VAKIF MÜLKLERİNİN YARISINA EL
KONMUŞ
Çalışma sırasında, İstanbul’da 9 Ermeni kilisesinin ibadete kapandığını veya tamamen yok olduğunu, 34 Ermeni okulunun kapandığını ve 11 Ermeni mezarlığının mezarlık vasfını kaybettiğini tespit edildi.
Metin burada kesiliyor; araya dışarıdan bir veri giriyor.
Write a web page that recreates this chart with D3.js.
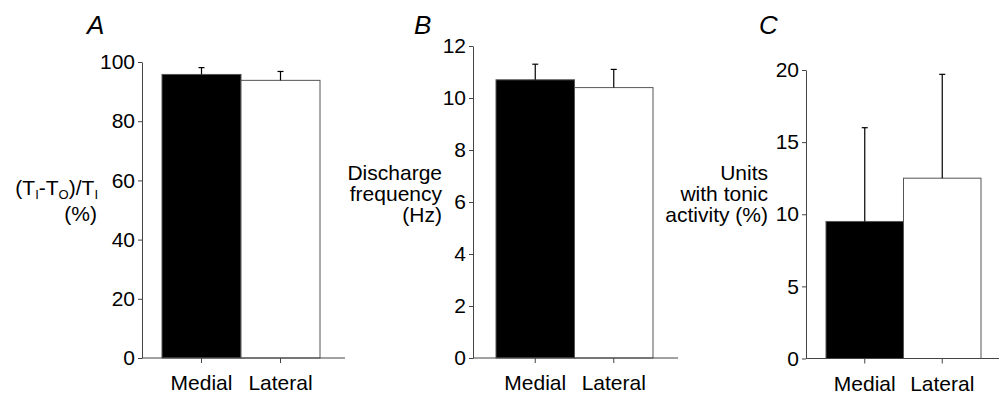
<!DOCTYPE html>
<html>
  <head>
    <style>
      html,
      body {
        margin: 0;
        padding: 0;
        background: #fff;
      }
      svg text {
        font-family: "Liberation Sans", Arial, sans-serif;
        fill: #000;
      }
    </style>
  </head>
  <body>
    <div id="viz"></div>
    <script src="https://d3js.org/d3.v7.min.js"></script>
    <script>
      const width = 999;
      const height = 393;

      const categories = ["Medial", "Lateral"];

      // A: (TI-TO)/TI (%)
      const ratioMean = [95.8, 93.8];
      const ratioErr = [2.3, 3.0];
      const ratioTicks = [0, 20, 40, 60, 80, 100];

      // B: discharge frequency (Hz)
      const freqMean = [10.7, 10.4];
      const freqErr = [0.6, 0.7];
      const freqTicks = [0, 2, 4, 6, 8, 10, 12];

      // C: units with tonic activity (%)
      const tonicMean = [9.5, 12.5];
      const tonicErr = [6.5, 7.2];
      const tonicTicks = [0, 5, 10, 15, 20];

      const barFill = ["#000", "#fff"];

      const svg = d3
        .select("#viz")
        .append("svg")
        .attr("width", width)
        .attr("height", height);

      const panels = [
        {
          letter: "A", letterX: 87, axisX: 142, axisEnd: 345,
          barL: 162, barR: 320, top: 62, bottom: 358,
          max: 100, ticks: ratioTicks, mean: ratioMean, err: ratioErr,
        },
        {
          letter: "B", letterX: 414, axisX: 473, axisEnd: 678,
          barL: 496, barR: 653, top: 46, bottom: 358,
          max: 12, ticks: freqTicks, mean: freqMean, err: freqErr,
        },
        {
          letter: "C", letterX: 759, axisX: 806, axisEnd: 999,
          barL: 826, barR: 981, top: 70, bottom: 358.5,
          max: 20, ticks: tonicTicks, mean: tonicMean, err: tonicErr,
        },
      ];

      panels.forEach((p) => {
        const g = svg.append("g");
        const y = d3.scaleLinear().domain([0, p.max]).range([p.bottom, p.top]);
        const x = d3
          .scaleBand()
          .domain(categories)
          .range([p.barL, p.barR])
          .padding(0);

        // bars
        g.selectAll("rect.bar")
          .data(categories)
          .enter()
          .append("rect")
          .attr("class", "bar")
          .attr("x", (d) => x(d))
          .attr("width", x.bandwidth())
          .attr("y", (d, i) => y(p.mean[i]))
          .attr("height", (d, i) => p.bottom - y(p.mean[i]))
          .attr("fill", (d, i) => barFill[i])
          .attr("stroke", "#555")
          .attr("stroke-width", 1);

        // error bars
        const eb = g
          .selectAll("g.err")
          .data(categories)
          .enter()
          .append("g")
          .attr("class", "err");
        eb.append("line")
          .attr("x1", (d) => x(d) + x.bandwidth() / 2)
          .attr("x2", (d) => x(d) + x.bandwidth() / 2)
          .attr("y1", (d, i) => y(p.mean[i]))
          .attr("y2", (d, i) => y(p.mean[i] + p.err[i]))
          .attr("stroke", "#000")
          .attr("stroke-width", 1.2);
        eb.append("line")
          .attr("x1", (d) => x(d) + x.bandwidth() / 2 - 3)
          .attr("x2", (d) => x(d) + x.bandwidth() / 2 + 3)
          .attr("y1", (d, i) => y(p.mean[i] + p.err[i]))
          .attr("y2", (d, i) => y(p.mean[i] + p.err[i]))
          .attr("stroke", "#000")
          .attr("stroke-width", 1.2);

        // y axis
        const yAxis = g
          .append("g")
          .attr("transform", `translate(${p.axisX},0)`)
          .call(
            d3.axisLeft(y).tickValues(p.ticks).tickSize(4).tickSizeOuter(0).tickPadding(3)
          );
        yAxis.select(".domain").attr("stroke", "#444");
        yAxis.selectAll(".tick line").attr("stroke", "#444");
        yAxis
          .selectAll(".tick text")
          .style("font-size", "21px")
          .attr("fill", "#000");

        // x axis
        const xAxis = g
          .append("g")
          .attr("transform", `translate(0,${p.bottom})`)
          .call(d3.axisBottom(x).tickSize(5).tickSizeOuter(0));
        xAxis.select(".domain").remove();
        xAxis.selectAll(".tick line").attr("stroke", "#444");
        xAxis
          .selectAll(".tick text")
          .attr("y", 32)
          .attr("dy", 0)
          .style("font-size", "21px")
          .attr("fill", "#000");
        g.append("line")
          .attr("x1", p.axisX)
          .attr("x2", p.axisEnd)
          .attr("y1", p.bottom)
          .attr("y2", p.bottom)
          .attr("stroke", "#444");

        // panel letter
        g.append("text")
          .attr("x", p.letterX)
          .attr("y", 34)
          .style("font-size", "26px")
          .style("font-style", "italic")
          .text(p.letter);
      });

      // y axis labels
      const labA = svg
        .append("text")
        .attr("x", 98)
        .attr("y", 195)
        .attr("text-anchor", "end")
        .style("font-size", "21px");
      labA.append("tspan").text("(T");
      labA.append("tspan").attr("dy", 4).style("font-size", "13px").text("I");
      labA.append("tspan").attr("dy", -4).text("-T");
      labA.append("tspan").attr("dy", 4).style("font-size", "13px").text("O");
      labA.append("tspan").attr("dy", -4).text(")/T");
      labA.append("tspan").attr("dy", 4).style("font-size", "13px").text("I");
      svg
        .append("text")
        .attr("x", 97)
        .attr("y", 221)
        .attr("text-anchor", "end")
        .style("font-size", "21px")
        .text("(%)");

      const labB = ["Discharge", "frequency", "(Hz)"];
      svg
        .selectAll("text.labB")
        .data(labB)
        .enter()
        .append("text")
        .attr("class", "labB")
        .attr("x", 442)
        .attr("y", (d, i) => 180 + i * 21)
        .attr("text-anchor", "end")
        .style("font-size", "21px")
        .text((d) => d);

      const labC = ["Units", "with tonic", "activity (%)"];
      svg
        .selectAll("text.labC")
        .data(labC)
        .enter()
        .append("text")
        .attr("class", "labC")
        .attr("x", 768)
        .attr("y", (d, i) => 180 + i * 21)
        .attr("text-anchor", "end")
        .style("font-size", "21px")
        .text((d) => d);
    </script>
  </body>
</html>
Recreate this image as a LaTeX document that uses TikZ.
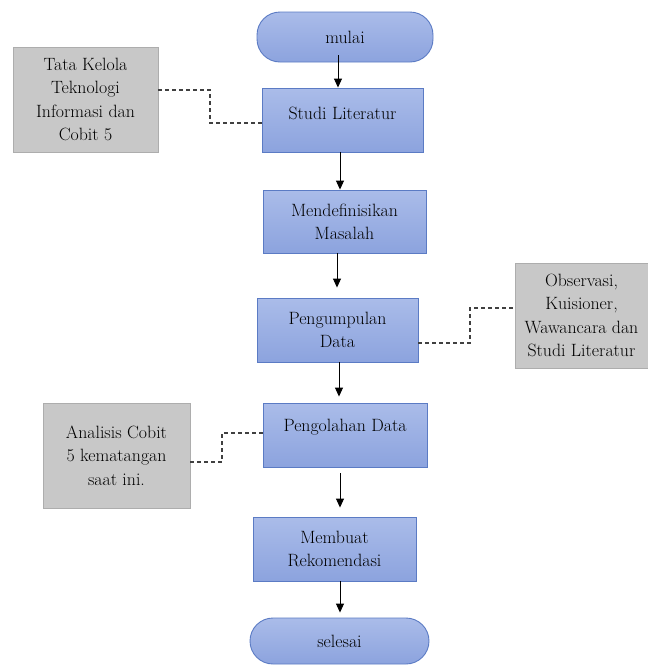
\documentclass[tikz,border=0pt]{standalone}
\usetikzlibrary{arrows.meta}
\definecolor{bluetop}{HTML}{AABCE9}
\definecolor{bluebot}{HTML}{8CA3DE}
\definecolor{blueedge}{HTML}{5B7BC4}
\definecolor{grayfill}{HTML}{C8C8C8}
\definecolor{grayedge}{HTML}{ADADAD}
\definecolor{dashcol}{HTML}{404040}
\begin{document}
\begin{tikzpicture}[x=1pt,y=-1pt,
  every node/.style={font=\rmfamily\fontsize{17.8}{23.3}\selectfont, text=black, align=center, inner sep=0pt},
  procbox/.style={rectangle, draw=blueedge, line width=0.9pt, top color=bluetop, bottom color=bluebot},
  termbox/.style={rectangle, rounded corners=23pt, draw=blueedge, line width=0.9pt, top color=bluetop, bottom color=bluebot},
  notebox/.style={rectangle, draw=grayedge, line width=0.8pt, fill=grayfill},
  arr/.style={line width=1pt, black, -{Triangle[length=9pt,width=8pt]}},
  dashline/.style={line width=1.2pt, dashcol, dash pattern=on 4pt off 3pt}]
\useasboundingbox (0,0) rectangle (648,665);

\node[termbox, minimum width=176pt, minimum height=50pt] (mulai) at (345,37) {mulai};
\node[procbox, minimum width=161pt, minimum height=64pt, text depth=14pt] (studi) at (342.5,120) {Studi Literatur};
\node[procbox, minimum width=163pt, minimum height=63pt] (mendef) at (344.5,221.5) {Mendefinisikan\\Masalah};
\node[procbox, minimum width=161pt, minimum height=64pt] (kumpul) at (337.5,330) {Pengumpulan\\Data};
\node[procbox, minimum width=164pt, minimum height=64pt, text depth=20pt] (olah) at (345,435) {Pengolahan Data};
\node[procbox, minimum width=163pt, minimum height=64pt] (rekom) at (334.5,549) {Membuat\\Rekomendasi};
\node[termbox, minimum width=179pt, minimum height=46pt] (selesai) at (339.5,641) {selesai};

\node[notebox, minimum width=145pt, minimum height=105pt] (tata) at (85.5,99.5) {Tata Kelola\\Teknologi\\Informasi dan\\Cobit 5};
\node[notebox, minimum width=133pt, minimum height=105pt] (obs) at (581.5,315.5) {Observasi,\\Kuisioner,\\Wawancara dan\\Studi Literatur};
\node[notebox, minimum width=147pt, minimum height=105pt] (anal) at (116.5,455.5) {Analisis Cobit\\5 kematangan\\saat ini.};

\draw[arr] ([yshift=7pt]mulai.south -| 338,0) -- (studi.north -| 338,0);
\draw[arr] (studi.south -| 340,0) -- (mendef.north -| 340,0);
\draw[arr] (mendef.south -| 337,0) -- ([yshift=10pt]kumpul.north -| 337,0);
\draw[arr] (kumpul.south -| 339,0) -- ([yshift=6pt]olah.north -| 339,0);
\draw[arr] ([yshift=-6pt]olah.south -| 340,0) -- ([yshift=9pt]rekom.north -| 340,0);
\draw[arr] (rekom.south -| 340,0) -- ([yshift=5pt]selesai.north -| 340,0);

\draw[dashline] (tata.east |- 0,90) -- (210,90) -- (210,123) -- (studi.west |- 0,123);
\draw[dashline] (kumpul.east |- 0,343) -- (470,343) -- (470,308) -- (obs.west |- 0,308);
\draw[dashline] (olah.west |- 0,433) -- (222,433) -- (222,462) -- (anal.east |- 0,462);
\end{tikzpicture}
\end{document}
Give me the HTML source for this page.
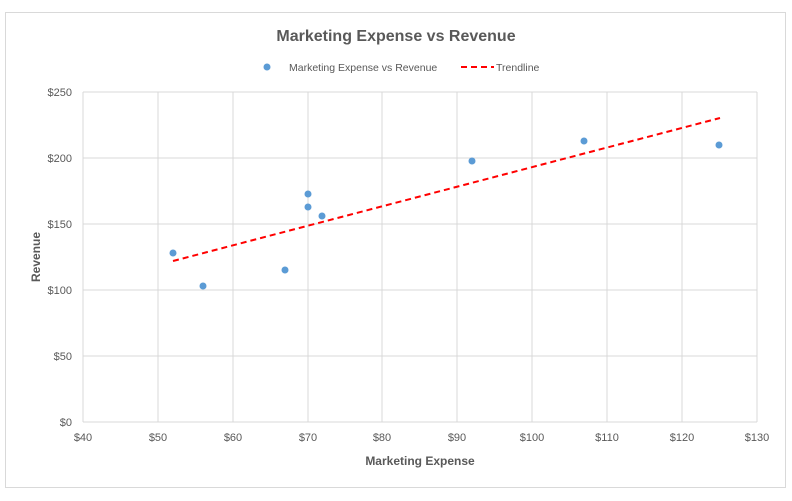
<!DOCTYPE html>
<html><head><style>body{margin:0;background:#fff}svg{display:block}</style></head><body>
<svg width="792" height="501" xmlns="http://www.w3.org/2000/svg" font-family="Liberation Sans, sans-serif">
<rect x="0" y="0" width="792" height="501" fill="#fff"/>
<rect x="5.5" y="12.5" width="780" height="475" fill="#fff" stroke="#d9d9d9"/>
<text x="396" y="41" text-anchor="middle" font-size="16" font-weight="bold" fill="#595959">Marketing Expense vs Revenue</text>
<circle cx="267" cy="67" r="3.5" fill="#5b9bd5"/>
<text x="289" y="71" font-size="10.5" fill="#595959">Marketing Expense vs Revenue</text>
<line x1="461" y1="67" x2="494" y2="67" stroke="#f00" stroke-width="2" stroke-dasharray="6,4"/>
<text x="496" y="71" font-size="10.5" fill="#595959">Trendline</text>
<g stroke="#d9d9d9" stroke-width="1">
<line x1="83" y1="92" x2="757" y2="92"/><line x1="83" y1="158" x2="757" y2="158"/><line x1="83" y1="224" x2="757" y2="224"/><line x1="83" y1="290" x2="757" y2="290"/><line x1="83" y1="356" x2="757" y2="356"/><line x1="83" y1="422" x2="757" y2="422"/>
<line x1="83" y1="92" x2="83" y2="422"/><line x1="158" y1="92" x2="158" y2="422"/><line x1="233" y1="92" x2="233" y2="422"/><line x1="308" y1="92" x2="308" y2="422"/><line x1="382" y1="92" x2="382" y2="422"/><line x1="457" y1="92" x2="457" y2="422"/><line x1="532" y1="92" x2="532" y2="422"/><line x1="607" y1="92" x2="607" y2="422"/><line x1="682" y1="92" x2="682" y2="422"/><line x1="757" y1="92" x2="757" y2="422"/>
</g>
<g font-size="11" fill="#595959" text-anchor="end">
<text x="72" y="96">$250</text><text x="72" y="162">$200</text><text x="72" y="228">$150</text><text x="72" y="294">$100</text><text x="72" y="360">$50</text><text x="72" y="426">$0</text>
</g>
<g font-size="11" fill="#595959" text-anchor="middle">
<text x="83" y="441">$40</text><text x="158" y="441">$50</text><text x="233" y="441">$60</text><text x="308" y="441">$70</text><text x="382" y="441">$80</text><text x="457" y="441">$90</text><text x="532" y="441">$100</text><text x="607" y="441">$110</text><text x="682" y="441">$120</text><text x="757" y="441">$130</text>
</g>
<text x="420" y="465" text-anchor="middle" font-size="12" font-weight="bold" fill="#595959">Marketing Expense</text>
<text transform="translate(40,257) rotate(-90)" text-anchor="middle" font-size="12" font-weight="bold" fill="#595959">Revenue</text>
<line x1="173" y1="261" x2="720" y2="118" stroke="#f00" stroke-width="2" stroke-dasharray="6,4"/>
<g fill="#5b9bd5">
<circle cx="173" cy="253" r="3.5"/><circle cx="203" cy="286" r="3.5"/><circle cx="285" cy="270" r="3.5"/><circle cx="308" cy="194" r="3.5"/><circle cx="308" cy="207" r="3.5"/><circle cx="322" cy="216" r="3.5"/><circle cx="472" cy="161" r="3.5"/><circle cx="584" cy="141" r="3.5"/><circle cx="719" cy="145" r="3.5"/>
</g>
</svg>
</body></html>
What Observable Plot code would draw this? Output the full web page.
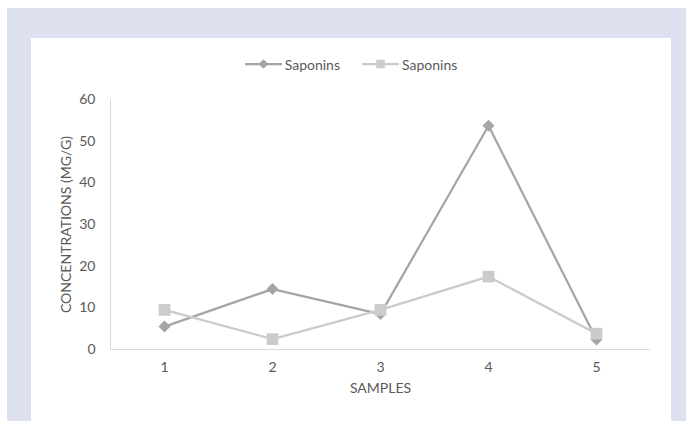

Araştırma kapsamında, İstanbul’daki 53 Ermeni vakfın yıllar içerisinde toplam bin 328 adet taşınmaz edindiği tespit edilmiş ve bunlardan 580 taşınmazın mülkiyet sorunu yaşadığı saptanmış. Ayrıca 661 adet taşınmaza, değişik sebeplerle el konmuş. Bin 328 taşınmazdan 87 tanesinin akıbeti tespit edilememiş; yani mülkiyet sorunu yaşayıp yaşamadığını bilinmiyor. El konan 661 taşınmazın 143 tanesi, son 10 yıl içerisinde yapılan yasal değişiklikler sonucunda vakfına iade edilmiş.
Bu rakam da el konan 661 vakıf taşınmazının yüzde 21’ini oluşturuyor. Bu verilerin gösterdiği üzere, yapılan yasal düzenlemeler soruna çözüm getirmekten hâlâ çok uzak.